Tagebücher von Erich Mühsam

Dies twitterte ich gestern, und da ich weiß, dass nicht alle meine Blogleser auch meine Tweets verfolgen, möchte ich die Tagebücher von Erich Mühsam auch im Blog vorstellen:

Mein Tweet zu den Mühsam-Tagebüchern

Schon der Anfang erinnert beinahe an den zögerlichen Start eines Blogs. Er kauft sich im Sommer 1910 ein leeres Heft und beschreibt es auf der ersten Seite mit den Worten: „Ich werde schwerlich jeden Tag zu Eintragungen kommen – und jedenfalls kaum je zu ausführlichen.“. Doch das sollte alles ganz anders kommen. 7.000 Seiten sind von dem, was er beschrieben hat, erhalten geblieben und sind nun online zugänglich. Abfragbar nach Stichworten, mit Register und Erläuterungen zu den schwer verständlichen Begriffen und zum Hintergrund.

Erich Mühsam. Foto: Wikipedia Eine Leseprobe aus den frühen Jahren, wo es unter anderem auch ums Geschäftliche ging. Am 13. August 1913 schrieb Mühsam in sein Tagebuch:

Jetzt begann der Berliner Betrieb mit seiner Geschäftigkeit und Nervosität, erschwert immer wieder durch die bodenlose unerhörte Hitze, die uns schon ganz hat vergessen lassen, was Regen überhaupt ist. Lotte sah ich täglich im Café, und sie war nett und ungeheuer lieb mit mir, besonders wenn wir allein waren. Sonst durfte nichts Auffälliges geschehn, da Strich viele Freunde hat. – Ich war also draußen in Waidmannslust, am andern Tage suchte ich die Herren Eckert und Co (die Compagnie heißt Schwartzkopf) auf, und nun hatte ich mit der Bande genug zu tun. Es wurde geschachert und gehandelt, und das Ergebnis ist, daß ich jetzt einen Kontrakt in der Tasche habe, nach dem ich das Buch „Glaube, Liebe, Hoffnung“ an den Verlag für 500 Mk mit allen Rechten (außer dem Aufführungsrecht) abgebe. Leider erhalte ich erst 50 Mk, da die Gesellschaft einen großen Dalles zu haben scheint. Ich hörte zu, wie Schwartzkopf am Telefon einen Geldgeber bewegen wollte, für die Sache Geld zu lockern und wäre vor Lachen fast geborsten, wie er die Aussichten übertrieb, erlogene Zahlen nannte und dgl. – Ich betrachte das Geld als gefunden, da ich längst verzweifelt hatte, für die Arbeit noch mal Geld zu sehn. Von der Deutschen Montagszeitung holte ich mir 25 Mk, die, was ich garnicht wußte, für mich noch gut waren. Die 100 Mk vom alten Verlag des Blattes, hieß es, seien auch ganz sicher. Tant mieux.

Foto: Wikipedia

Der Freitag hat vollkommen recht, wenn er im Artikel Zurück im Hypertext schreibt: Literatur im Netz ist kein toter Hund.

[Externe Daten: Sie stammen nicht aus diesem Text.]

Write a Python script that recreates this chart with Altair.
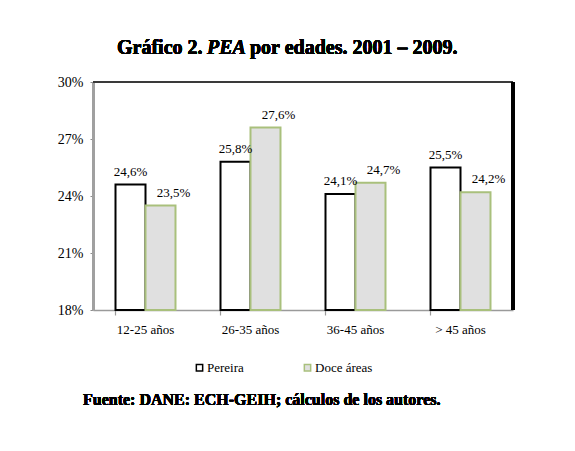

Die Online-Edition von Chris Hirte und Conrad Piens in Kooperation mit dem Verbrecher Verlag Berlin ist ein tolles Projekt zur Bewahrung von Literatur. Von einer ganz persönlichen Literatur, die uns die fast 100 Jahre zurückliegende Zeit sehr erlebbar macht. Zum Lesen und Stöbern bitte hier entlang: Tagebücher von Erich Mühsam.

Update 10.7.2011: DRadio Kultur: Lebenschronik eines Anarchisten

Akribisch notiert Erich Mühsam Tag für Tag die Namen derer, die er täglich im Stammlokal der Bohème, der Torggelstube, angetroffen hat. Es ist ein Who is Who der damaligen Kulturszene, das dort verkehrt: Wedekind, Feuchtwanger, Fridell, Roda-Roda, Waldau, Oppenheimer, Moissi, Thoma. Und Mühsam kennt sie alle, wird von allen gekannt. Auch wenn sein beruflicher Erfolg als bekennender Anarchist im ausgehenden Kaiserreich gebremst ist und er dem Tagebuch regelmäßig seine permanenten Geldnöte klagt.

3 Kommentare zu „Tagebücher von Erich Mühsam“

  1. Mal wieder: Danke für den doppelten Hinweis. Hab gestern Twitter nicht verfolgen können und hätte sonst den Hinweis vermutlich verpasst. Sehr spannend dieses Projekt, hab mich auch schon etwas festgebissen bzw. festgelesen!

  2. Auch ich danke für den Hinweis! Erst der Blogeintrag hat mir gezeigt was für eine Perle sich hinter dem Link zu verbergen scheint. Ein wahres Kleinod für den Geschichtsunterricht.